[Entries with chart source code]

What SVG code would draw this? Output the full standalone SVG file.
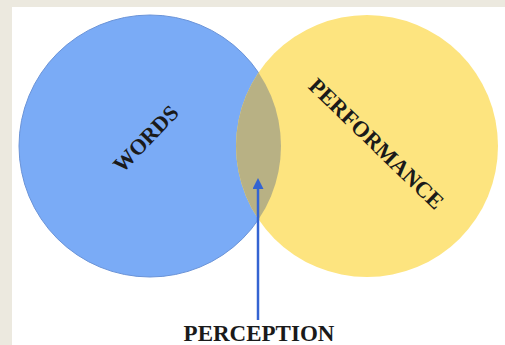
<svg xmlns="http://www.w3.org/2000/svg" width="505" height="345" viewBox="0 0 505 345">
  <style>
    .lbl { font-family: "Liberation Serif", "Times New Roman", serif; font-weight: bold; fill: #1a1a1a; text-anchor: middle; }
  </style>
  <defs>
    <clipPath id="clipBlue"><circle cx="150" cy="146" r="131"/></clipPath>
    <marker id="arrow" markerWidth="11" markerHeight="11" refX="5" refY="5.5" orient="auto" markerUnits="userSpaceOnUse">
      <path d="M0,0 L11,5.5 L0,11 z" fill="#3464d2"/>
    </marker>
  </defs>
  <rect x="0" y="0" width="505" height="345" fill="#ece9df"/>
  <rect x="12" y="7" width="493" height="338" fill="#ffffff"/>
  <g id="words">
    <circle cx="150" cy="146" r="131" fill="#7aabf6" stroke="#6b94d8" stroke-width="1"/>
    <text class="lbl" font-size="22" transform="translate(146,139) rotate(-46)" dy="7" fill="#14213a">WORDS</text>
  </g>
  <g id="performance">
    <circle cx="367" cy="146" r="131" fill="#fde47f"/>
    <circle cx="367" cy="146" r="131" fill="#b8b184" clip-path="url(#clipBlue)"/>
    <text class="lbl" font-size="22.5" transform="translate(376,144) rotate(44)" dy="7">PERFORMANCE</text>
  </g>
  <g id="connectors">
    <line x1="258" y1="320" x2="258" y2="184" stroke="#3464d2" stroke-width="2.5" marker-end="url(#arrow)"/>
  </g>
  <g id="perception">
    <text class="lbl" font-size="23" x="259" y="341">PERCEPTION</text>
  </g>
</svg>
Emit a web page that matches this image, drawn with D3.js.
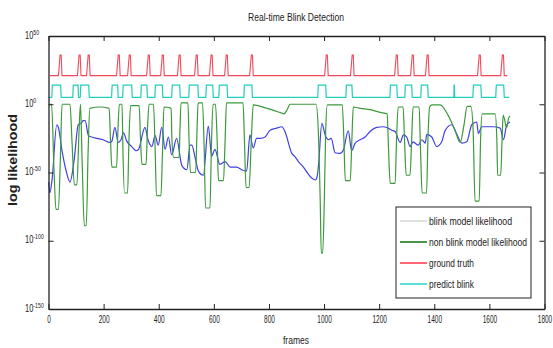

- What is being asked: Except for the pictures, copy every line of the records above exactly.

- Answer to the task:
What SVG code would draw this? Output the full standalone SVG file.
<svg xmlns="http://www.w3.org/2000/svg" width="505" height="345" viewBox="0 0 505 345">
  <style>
    .lbl { font-family: "Liberation Serif", "Times New Roman", serif; font-weight: bold; fill: #1a1a1a; text-anchor: middle; }
  </style>
  <defs>
    <clipPath id="clipBlue"><circle cx="150" cy="146" r="131"/></clipPath>
    <marker id="arrow" markerWidth="11" markerHeight="11" refX="5" refY="5.5" orient="auto" markerUnits="userSpaceOnUse">
      <path d="M0,0 L11,5.5 L0,11 z" fill="#3464d2"/>
    </marker>
  </defs>
  <rect x="0" y="0" width="505" height="345" fill="#ece9df"/>
  <rect x="12" y="7" width="493" height="338" fill="#ffffff"/>
  <g id="words">
    <circle cx="150" cy="146" r="131" fill="#7aabf6" stroke="#6b94d8" stroke-width="1"/>
    <text class="lbl" font-size="22" transform="translate(146,139) rotate(-46)" dy="7" fill="#14213a">WORDS</text>
  </g>
  <g id="performance">
    <circle cx="367" cy="146" r="131" fill="#fde47f"/>
    <circle cx="367" cy="146" r="131" fill="#b8b184" clip-path="url(#clipBlue)"/>
    <text class="lbl" font-size="22.5" transform="translate(376,144) rotate(44)" dy="7">PERFORMANCE</text>
  </g>
  <g id="connectors">
    <line x1="258" y1="320" x2="258" y2="184" stroke="#3464d2" stroke-width="2.5" marker-end="url(#arrow)"/>
  </g>
  <g id="perception">
    <text class="lbl" font-size="23" x="259" y="341">PERCEPTION</text>
  </g>
</svg>
Emit a web page that matches this image, drawn with D3.js.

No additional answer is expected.